03.17.2016

Markit to Launch Cash FX Affirmation Service

03.17.2016
Shanny Basar

Markit, the financial information services provider, has launched a service allowing banks to affirm over-the-counter foreign exchange trades executed by interdealer brokers and will extend the platform to the larger cash market this year.

Matthew Hill, director of business development in Markit’s FX business, told Markets Media: “The platform allows banks to see all interdealer broker affirmations on one platform and for brokers to view all their affirmations with banks on one platform.”

Hill said clients wanted a service in the FX market similar to MarkitSERV for interest rate swaps. MarkitSERV launched 14 years ago to provide legal trade confirmation and life cycle event management and then expanded to include access to regulatory reporting, clearing and SEF trading. MarkitSERV also provides buyside functionality such as trade allocation and facilitates reconciliation, including netted positions with central clearers.

The MarkitSERV FX Broker Affirmation service reduces operational risk by replacing paper or voice-based processes to check the accuracy of data before transactions are processed into trading and risk systems.

Robin Wemyss, global head of FX Options at JP Morgan, said in a statement: “Centralising trade affirmation for OTC FX is an important step in improving post trade operations. Trade execution in FX is fragmented across multiple brokers and other venues and we welcome innovation such as this that helps us consolidate systems and streamline operations.”

“There are gaps in straight-through processing in the FX market,” added Hill. “We are starting with options and will expand to cash in quarter two.”

Hill estimated that options are approximately 5% of the $5 trillion-per-day FX market, with the spot market comprising approximately 90% of volumes. “By the end of this year we would expect to have the G14 dealers and Tier 1 and Tier 2 brokers using the FX affirmation service for options and cash,” he added.

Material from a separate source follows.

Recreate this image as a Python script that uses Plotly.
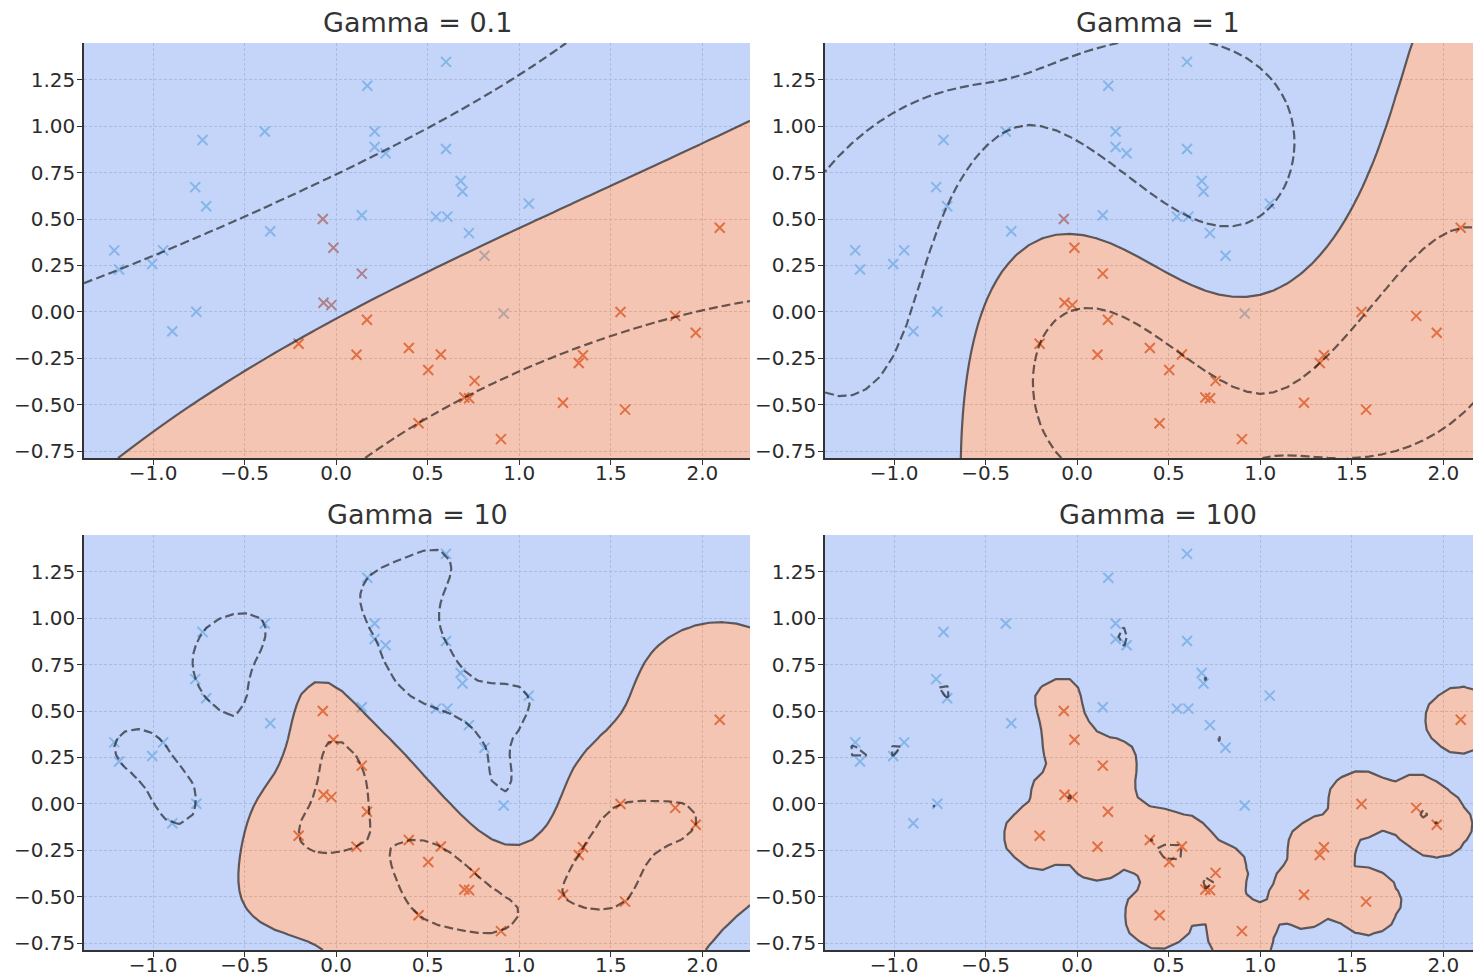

Five interdealer brokers are already using the FX affirmation service – BGC, GFI, Tullett Prebon, Nittan and Tradition – while two more are signed and in testing. Four banks, including JP Morgan, are live and four more are signed and in testing

Hill said: “In the last couple of months there has been a massive uptick in interest  and volumes on the FX affirmation platform.”

In January the FX affirmation service had 1,000 trades, in February volumes increased to 4,000 trades and volumes have already doubled this month.

Chanelling activity through one platform should also make it easier for clients to monitor whether they are achieving best execution. Spot foreign exchange trading is not covered by Markets in Financial Instruments Directive II, the incoming regulations covering European financial markets from 2018. However as MiFID II expands best execution requirements to non-equities and fund managers will start compiling quantitative evidence for best execution across other asset classes, they are also likely to review spot FX, even though it is not mandated.

For example, US asset manager Russell Investments has created  RFX Network, a platform to improve transparency and avoid issues regarding bank-run FX platforms. The RFX Network nets trades at a mid-point price, rather than the standard industry practice of combining buys and sells in a single block trade.

Russell runs an agency-only FX program for its clients such as other asset managers, insurers, and pension funds. Orders are sent by clients to Russell’s central FX desk and are collected for a short period of time and netted. The residual is traded competitively with over 20 non-affiliated banks.

Markit’s affirmation service marks a further expansion in FX following its acquisition of DealHub, which provides foreign exchange trade processing and trading services, last year. Last August Markit also announced the launch of its trade confirmation service for FX options, which will eventually be combined with the affirmation platform. The confirmation service replaced manual processes such as chat, email or the phone by automatically generating legally binding trade confirmations from matching option trade terms.

Consultancy Celent said in a report on FX trading last November that the cycle of change in foreign exchange accelerated in 2015.

The report said: “The rise of megaplatforms for FX has created various liquidity pools, market protocols, pricing, TCA, and analytics delivered through client access to single portals. The concept of single dealer platform ]and multi-dealer platform is blurring and being replaced by better APIs, routing, and aggregation technology that access liquidity. Firms that supply connectivity, aggregation, risk and access to quoting stand to have the greatest competitive advantage.”